Monday, November 07, 2005


Powah to da Peepul

Residents of the flyover states must be overjoyed that they're not involved in the off-year election tumult, unlike voters on both coasts.

Last night while channel surfing, I chanced upon a C-SPAN broadcast of a 
debate between the two plutocratic gubernatorial candidates from New Jersey.  It was nothing but mudslinging and name calling, like two little kids in a schoolyard.  Presiding over the festivities was veteran newsman Gabe Pressman, who I haven't seen since I became a transplanted New Yorker nearly 30 years ago.  He looks 100 years old and has shrunk to the size of a Hobbit.

In New York, all indications are that the results of the New York mayoralty race will not approach the closeness of yesterday's
marathon, with a margin of only a single step between the winner and the second place finisher.  Certainly Ferrer is at an unfair disadvantage when it comes to campaign financing, but it doesn't help his cause that he looks like Groucho Marx.  And as Bush would say of the incumbent, "Bloomie, you're doin' a heck of a job."

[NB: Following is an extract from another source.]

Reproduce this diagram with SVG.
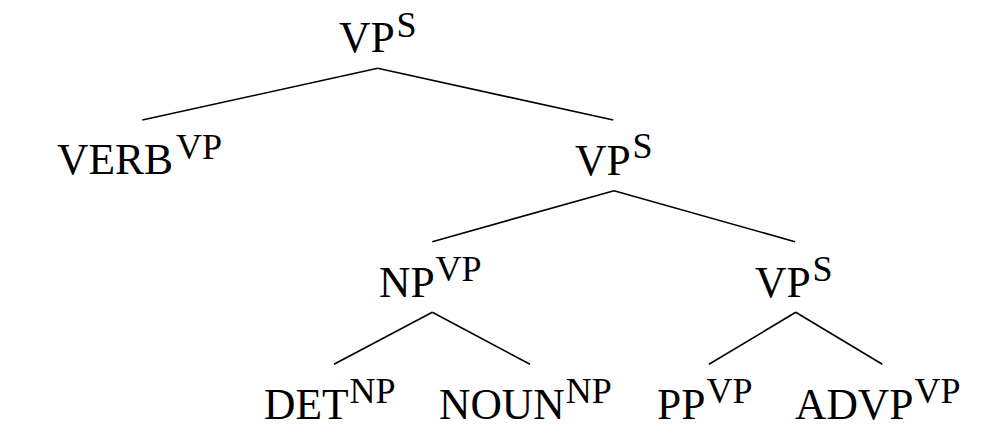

Meanwhile, out here on the left coast, the choice for we, da peepul of Kollyphonia, in tomorrow's $50 million speshul elekshun is clear.  If da Gubnah is for it, vote against it.   If da Gubnah is against it, vote for it.  His
decline and fall has to be one of the fastest-ever ascents and descents in American political history.  It couldn't happen to a nicer guy.


12:16:47 PM    comment []  

No Saints

I often attend All Saints Episcopal Church in Pasadena at Christmas with my neighbors, not out of any desire to accept Jesus Christ as my personal savior (or even my personal trainer), but mainly to listen to their excellent baroque music ensemble, plus the stirring sermons, which usually have more to do with issues like fighting HIV and poverty and Africa than explicit anti-Bushism.

Now comes this:

The Internal Revenue Service has warned one of Southern California's largest and most liberal churches that it is at risk of losing its tax-exempt status because of an antiwar sermon two days before the 2004 presidential election.

Rector J. Edwin Bacon of All Saints Episcopal Church in Pasadena told many congregants during morning services Sunday that a guest sermon by the church's former rector, the Rev. George F. Regas, on Oct. 31, 2004, had prompted a letter from the IRS.

On June 9, the church received a letter from the IRS stating that "a reasonable belief exists that you may not be tax-exempt as a church … " The federal tax code prohibits tax-exempt organizations, including churches, from intervening in political campaigns and elections.

Of course, the evangelical Bush supporters will never lose their tax exemptions, since they obviously don't engage in anti-abortion and anti-gay politics.  Nor would the Vatican ever take a political stand, such as recommending denying communion to pro-choice politicians like John Kerry.  And the Bush regime would never do anything as tawdry as maintaining a Nixonian enemies' list and using the IRS against them.